Tar Heel Tattler – August 2007

Town might take another’s course
By Edward Martin

To hear Leonard Cottom talk, Seven Devils is going to hell in a handbasket. The mountain town, which had a population of just 129 in the 2000 census but swells to many times that during the summer, might use eminent domain to take his golf course. He doesn’t want to sell it and wonders how Seven Devils could pay for it. The 18-hole, 105-acre course, he says, is probably worth 10 times the town’s $1.5 million annual budget.
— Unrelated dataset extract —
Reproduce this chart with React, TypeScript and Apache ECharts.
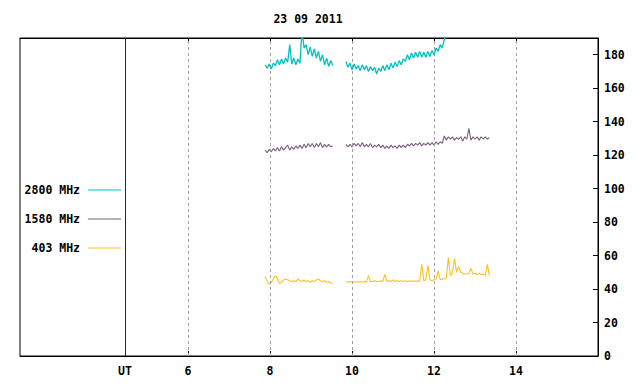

That scares Mayor Bob Dodson. Courts ultimately resolve the value of property in contested condemnation cases. “If it goes to a jury,” the mayor says, “who knows what they’d do?” It might not come to that. The Town Council recently discussed leasing the links, an idea that Cottom, who owns the Hawksnest ski resort above the town, has not nixed.

Like many of the town’s snowbirds, who flee southward in the winter, Cottom comes from Florida. He retired to nearby Beech Mountain from Miami in 1975 and with his partners bought Hawksnest, a ski resort above the town, in 1992. They later bought the golf course.

Hawksnest has been the source of some of the bad blood between Cottom and the town. In 1997, when Cottom threw a party for college students, town police got wind of it and called in reinforcements. Nearly 50 cops crashed the event, leaving Cottom with $8,000 in booze and pizza. Youth are still wary of his place.

The latest strain in the relationship came after Cottom closed the golf course last year. Storms had damaged it, he says, and hardly any townspeople played there, which contributed to losses of up to $140,000 a year. Now weeds and briers are reclaiming it. “It’s an eyesore,” says Town Manager Brad Lambert. The town’s options include shortening the course to nine holes and building a park there.

But Cottom has plans for the land, too. He anticipates his ski crowds will double in a few years. “I’m going to have to park all those people somewhere,” he says. That riles townsfolk less than the prospect — which Cottom shrugs off — that he might build condos there.

So, who’s ahead? In late June, Cottom said he had got 212 petition signatures supporting him, which might seem unlikely in a town of 129 residents. Not so. The official census was taken off-season, says the mayor, who figures Seven Devils’ summer population reaches more than 1,000.

At a recent Town Council meeting, 11 speakers opposed taking the course by eminent domain, nine favored it, and eight said Seven Devils has no business puttering with golf.